Transcribe every line exactly. Leave the pictures behind.

#### SUPPLIED DATA
########################################
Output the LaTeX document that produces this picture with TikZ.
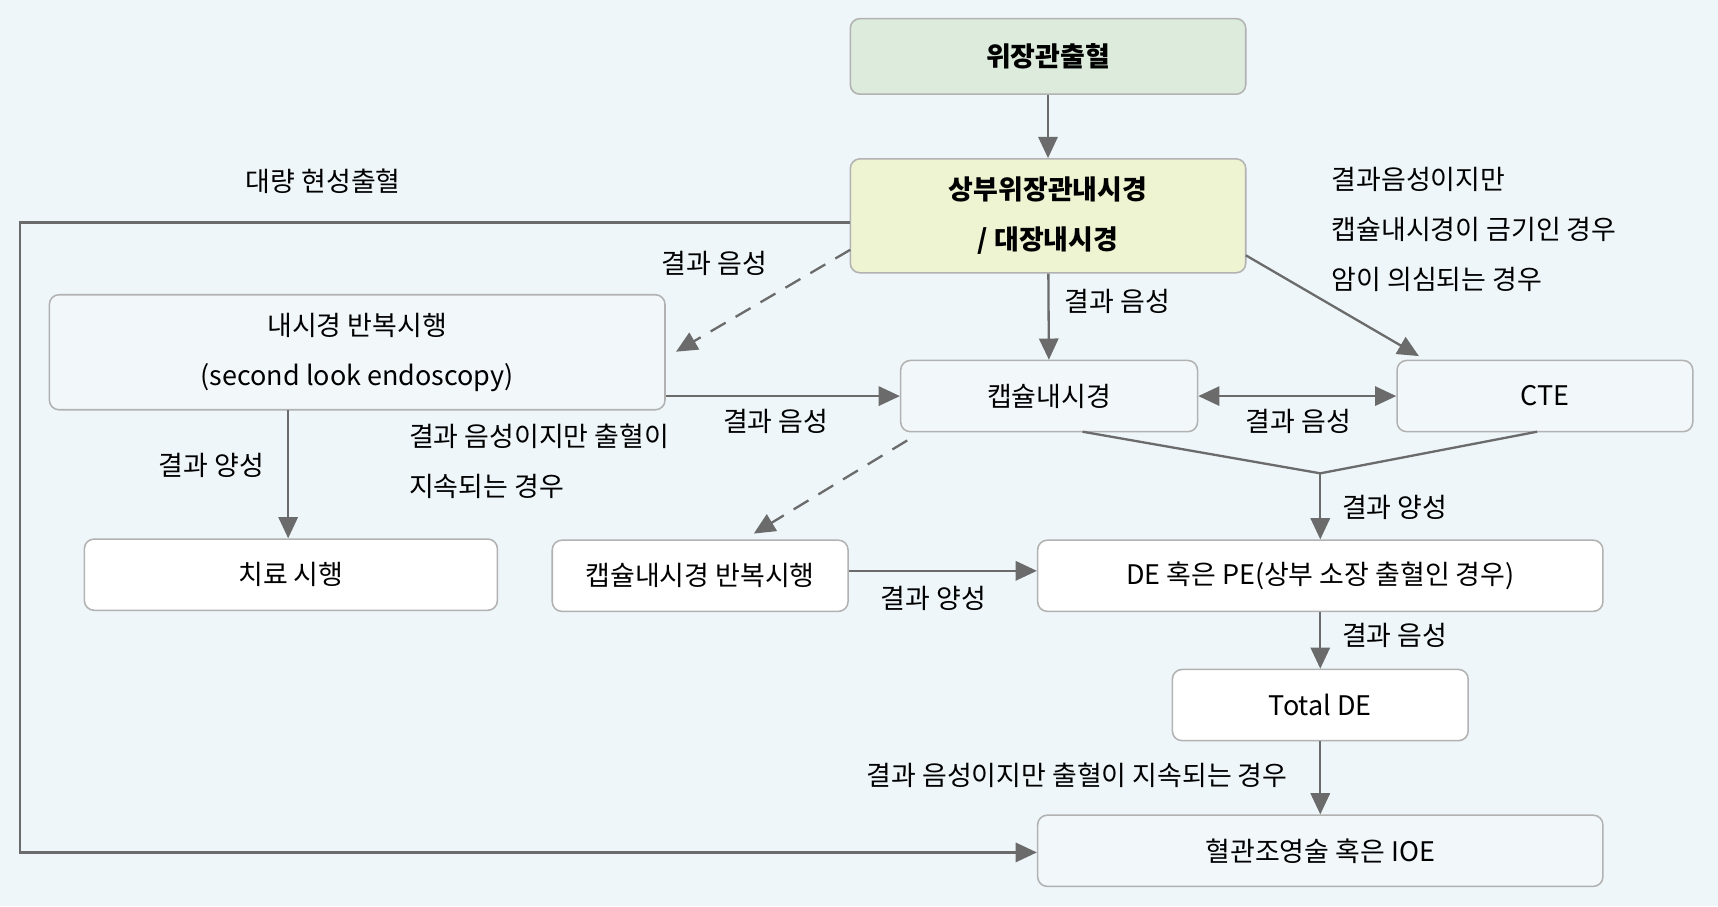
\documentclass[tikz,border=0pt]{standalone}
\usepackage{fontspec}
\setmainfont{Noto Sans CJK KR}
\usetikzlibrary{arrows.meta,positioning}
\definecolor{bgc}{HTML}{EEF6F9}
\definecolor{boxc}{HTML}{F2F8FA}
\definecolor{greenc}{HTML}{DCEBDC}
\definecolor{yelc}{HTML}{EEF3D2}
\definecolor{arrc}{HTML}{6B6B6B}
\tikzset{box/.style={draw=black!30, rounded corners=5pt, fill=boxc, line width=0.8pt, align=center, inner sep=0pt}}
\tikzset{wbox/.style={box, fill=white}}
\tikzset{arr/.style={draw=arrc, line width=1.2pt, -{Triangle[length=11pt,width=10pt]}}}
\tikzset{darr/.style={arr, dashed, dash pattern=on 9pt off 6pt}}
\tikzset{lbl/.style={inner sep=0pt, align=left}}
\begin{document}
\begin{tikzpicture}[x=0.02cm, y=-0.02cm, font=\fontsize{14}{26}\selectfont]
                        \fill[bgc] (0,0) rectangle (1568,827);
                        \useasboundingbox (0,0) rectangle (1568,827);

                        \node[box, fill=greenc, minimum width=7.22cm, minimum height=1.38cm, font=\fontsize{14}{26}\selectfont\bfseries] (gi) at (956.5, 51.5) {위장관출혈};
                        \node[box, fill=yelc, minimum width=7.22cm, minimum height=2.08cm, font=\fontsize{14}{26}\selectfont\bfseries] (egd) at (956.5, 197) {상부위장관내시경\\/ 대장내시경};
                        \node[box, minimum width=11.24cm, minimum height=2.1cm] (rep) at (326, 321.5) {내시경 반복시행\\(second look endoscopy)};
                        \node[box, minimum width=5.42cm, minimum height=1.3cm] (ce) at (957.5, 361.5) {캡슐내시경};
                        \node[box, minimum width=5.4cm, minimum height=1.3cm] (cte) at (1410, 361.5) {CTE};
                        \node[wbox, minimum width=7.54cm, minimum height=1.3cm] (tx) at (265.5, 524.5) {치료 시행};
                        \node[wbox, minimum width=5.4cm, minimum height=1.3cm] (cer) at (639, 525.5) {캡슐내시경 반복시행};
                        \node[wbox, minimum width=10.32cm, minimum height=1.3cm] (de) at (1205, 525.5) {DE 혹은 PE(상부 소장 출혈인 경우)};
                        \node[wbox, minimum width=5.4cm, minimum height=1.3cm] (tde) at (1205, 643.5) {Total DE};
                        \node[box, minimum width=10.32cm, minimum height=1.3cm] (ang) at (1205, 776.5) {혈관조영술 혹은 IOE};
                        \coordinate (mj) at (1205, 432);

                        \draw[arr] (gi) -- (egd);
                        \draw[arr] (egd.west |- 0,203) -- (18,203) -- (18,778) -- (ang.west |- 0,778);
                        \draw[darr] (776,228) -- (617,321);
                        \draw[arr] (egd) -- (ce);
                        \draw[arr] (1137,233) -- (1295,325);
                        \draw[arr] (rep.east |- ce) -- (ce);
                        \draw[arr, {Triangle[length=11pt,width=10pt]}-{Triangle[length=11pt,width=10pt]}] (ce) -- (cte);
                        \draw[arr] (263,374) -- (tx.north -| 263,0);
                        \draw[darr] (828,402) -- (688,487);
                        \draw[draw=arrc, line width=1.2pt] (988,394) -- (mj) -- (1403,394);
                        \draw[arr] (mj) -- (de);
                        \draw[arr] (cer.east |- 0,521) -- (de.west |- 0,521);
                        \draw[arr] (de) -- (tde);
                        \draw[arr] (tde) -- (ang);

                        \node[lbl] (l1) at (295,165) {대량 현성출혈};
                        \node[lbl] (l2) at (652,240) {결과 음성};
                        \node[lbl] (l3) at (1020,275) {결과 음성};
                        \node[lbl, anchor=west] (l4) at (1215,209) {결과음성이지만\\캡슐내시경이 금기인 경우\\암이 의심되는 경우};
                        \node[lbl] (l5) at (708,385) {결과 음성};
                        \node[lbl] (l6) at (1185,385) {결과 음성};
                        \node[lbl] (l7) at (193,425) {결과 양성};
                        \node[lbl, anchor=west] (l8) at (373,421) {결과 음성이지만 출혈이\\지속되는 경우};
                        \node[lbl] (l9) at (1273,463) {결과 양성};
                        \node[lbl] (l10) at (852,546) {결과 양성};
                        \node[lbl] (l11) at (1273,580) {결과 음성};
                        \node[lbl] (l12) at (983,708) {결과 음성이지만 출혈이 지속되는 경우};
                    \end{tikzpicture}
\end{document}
########################################
#### RESPONSE TO THE TASK
Output the LaTeX document that produces this picture with TikZ.
\documentclass[tikz,border=0pt]{standalone}
\usepackage{fontspec}
\setmainfont{Noto Sans CJK KR}
\usetikzlibrary{arrows.meta,positioning}
\definecolor{bgc}{HTML}{EEF6F9}
\definecolor{boxc}{HTML}{F2F8FA}
\definecolor{greenc}{HTML}{DCEBDC}
\definecolor{yelc}{HTML}{EEF3D2}
\definecolor{arrc}{HTML}{6B6B6B}
\tikzset{box/.style={draw=black!30, rounded corners=5pt, fill=boxc, line width=0.8pt, align=center, inner sep=0pt}}
\tikzset{wbox/.style={box, fill=white}}
\tikzset{arr/.style={draw=arrc, line width=1.2pt, -{Triangle[length=11pt,width=10pt]}}}
\tikzset{darr/.style={arr, dashed, dash pattern=on 9pt off 6pt}}
\tikzset{lbl/.style={inner sep=0pt, align=left}}
\begin{document}
\begin{tikzpicture}[x=0.02cm, y=-0.02cm, font=\fontsize{14}{26}\selectfont]
                        \fill[bgc] (0,0) rectangle (1568,827);
                        \useasboundingbox (0,0) rectangle (1568,827);

                        \node[box, fill=greenc, minimum width=7.22cm, minimum height=1.38cm, font=\fontsize{14}{26}\selectfont\bfseries] (gi) at (956.5, 51.5) {위장관출혈};
                        \node[box, fill=yelc, minimum width=7.22cm, minimum height=2.08cm, font=\fontsize{14}{26}\selectfont\bfseries] (egd) at (956.5, 197) {상부위장관내시경\\/ 대장내시경};
                        \node[box, minimum width=11.24cm, minimum height=2.1cm] (rep) at (326, 321.5) {내시경 반복시행\\(second look endoscopy)};
                        \node[box, minimum width=5.42cm, minimum height=1.3cm] (ce) at (957.5, 361.5) {캡슐내시경};
                        \node[box, minimum width=5.4cm, minimum height=1.3cm] (cte) at (1410, 361.5) {CTE};
                        \node[wbox, minimum width=7.54cm, minimum height=1.3cm] (tx) at (265.5, 524.5) {치료 시행};
                        \node[wbox, minimum width=5.4cm, minimum height=1.3cm] (cer) at (639, 525.5) {캡슐내시경 반복시행};
                        \node[wbox, minimum width=10.32cm, minimum height=1.3cm] (de) at (1205, 525.5) {DE 혹은 PE(상부 소장 출혈인 경우)};
                        \node[wbox, minimum width=5.4cm, minimum height=1.3cm] (tde) at (1205, 643.5) {Total DE};
                        \node[box, minimum width=10.32cm, minimum height=1.3cm] (ang) at (1205, 776.5) {혈관조영술 혹은 IOE};
                        \coordinate (mj) at (1205, 432);

                        \draw[arr] (gi) -- (egd);
                        \draw[arr] (egd.west |- 0,203) -- (18,203) -- (18,778) -- (ang.west |- 0,778);
                        \draw[darr] (776,228) -- (617,321);
                        \draw[arr] (egd) -- (ce);
                        \draw[arr] (1137,233) -- (1295,325);
                        \draw[arr] (rep.east |- ce) -- (ce);
                        \draw[arr, {Triangle[length=11pt,width=10pt]}-{Triangle[length=11pt,width=10pt]}] (ce) -- (cte);
                        \draw[arr] (263,374) -- (tx.north -| 263,0);
                        \draw[darr] (828,402) -- (688,487);
                        \draw[draw=arrc, line width=1.2pt] (988,394) -- (mj) -- (1403,394);
                        \draw[arr] (mj) -- (de);
                        \draw[arr] (cer.east |- 0,521) -- (de.west |- 0,521);
                        \draw[arr] (de) -- (tde);
                        \draw[arr] (tde) -- (ang);

                        \node[lbl] (l1) at (295,165) {대량 현성출혈};
                        \node[lbl] (l2) at (652,240) {결과 음성};
                        \node[lbl] (l3) at (1020,275) {결과 음성};
                        \node[lbl, anchor=west] (l4) at (1215,209) {결과음성이지만\\캡슐내시경이 금기인 경우\\암이 의심되는 경우};
                        \node[lbl] (l5) at (708,385) {결과 음성};
                        \node[lbl] (l6) at (1185,385) {결과 음성};
                        \node[lbl] (l7) at (193,425) {결과 양성};
                        \node[lbl, anchor=west] (l8) at (373,421) {결과 음성이지만 출혈이\\지속되는 경우};
                        \node[lbl] (l9) at (1273,463) {결과 양성};
                        \node[lbl] (l10) at (852,546) {결과 양성};
                        \node[lbl] (l11) at (1273,580) {결과 음성};
                        \node[lbl] (l12) at (983,708) {결과 음성이지만 출혈이 지속되는 경우};
                    \end{tikzpicture}
\end{document}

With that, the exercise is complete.